Samson Mow’s recent statement regarding the potential of a “Bitcoin bifurcation”, is creating a buzz in the cryptocurrency world because it could have significant implications on the market and its users. Mow is the Chief Strategy Officer of Blockstream and CEO of Pixelmatic. He speculates that Bitcoin might potentially split between “Institutional BTC” and “Free BTC”. According to his analysis, coins held by ETFs/custodians could face limitations in entering the free market of self-custodial holdings. This concept of “institutional Bitcoin” and “normal Bitcoin” coexisting but operating under different conditions raises several important questions and considerations for those involved in the cryptocurrency market.
The entry of institutional investors into the Bitcoin space is both an opportunity and a risk from Mow’s perspective. It demonstrates Bitcoin’s growing legitimacy as an investable asset class and its potential to become a future reserve asset. However, Mow also highlights the potential segregating impact as a consequence of institutional investment in Bitcoin. According to Mow, Institutional Bitcoin may be less liquid and more exclusive, resulting in it holding a different value compared to “normal Bitcoin”, which will continue to circulate freely in the public domain.
The proposed idea of Institutional Bitcoin is similar to the concept of ‘burning’ cryptocurrency, where coins are effectively taken out of circulation. Mow makes a direct correlation between the reduced accessibility and versatility of locked Bitcoin with this practice, which could lead to a differentiated valuation of Bitcoin in the market.
Emphasizing the importance of autonomy over personal assets, Mow advises Bitcoin users to withdraw their holdings from exchanges and take personal custody. This emphasis on self-custody stems from a precautionary stance against the vulnerability of exchanges to security breaches and operational failures, as exemplified by the collapse of FTX, which resulted in significant losses for its users. This advocacy for self-custody resonates with a broader call for transparency and security within the cryptocurrency community, especially in the wake of fraud and mismanagement incidents. By holding their Bitcoin independently, users can ensure the existence and safety of their digital assets against external threats.

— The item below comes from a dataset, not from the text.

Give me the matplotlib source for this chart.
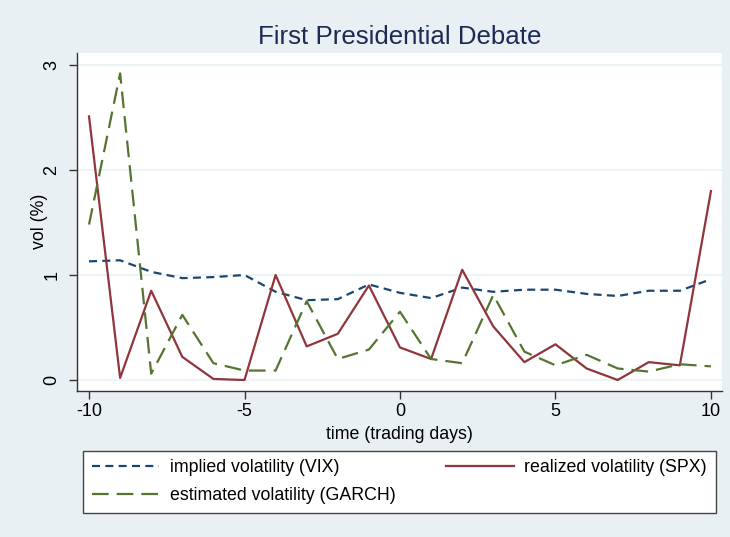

Market watchers are intently observing the potential catalyst for Bitcoin’s valuation in the form of an exchange-traded fund (ETF). The SEC’s approval window for the first spot Bitcoin ETFs has opened following a landmark court victory by Grayscale that challenged the regulator’s previous grounds for denial. This progression has been marked by a recent rally in Bitcoin’s price, pushing past the $36,000 mark and aiming for a bullish target of $49,000. The approval of a spot BTC ETF is a crucial step toward mainstreaming Bitcoin investments, offering a regulated and potentially more secure avenue for institutional and retail investors.
The SEC’s upcoming decision carries significant weight, with the potential to usher in a new era of accessibility and growth for the cryptocurrency market. Industry experts, including Bloomberg’s James Seyffart and Scott Johnsson of Van Buren Capital, point out that the approval process for a spot Bitcoin ETF is meticulous and may extend over several months. Nevertheless, anticipating this regulatory milestone has generated a positive buzz among investors, with a close watch on the SEC’s impending January deadline.
In conclusion, Samson Mow’s insights into the potential for a “Bitcoin bifurcation” sparked by institutional entry, coupled with his advice on self-custody and the future implications of a spot Bitcoin ETF, all point towards an evolving and increasingly complex landscape for the cryptocurrency market and its participants. Users and investors would do well to be proactive and stay informed regarding these significant developments.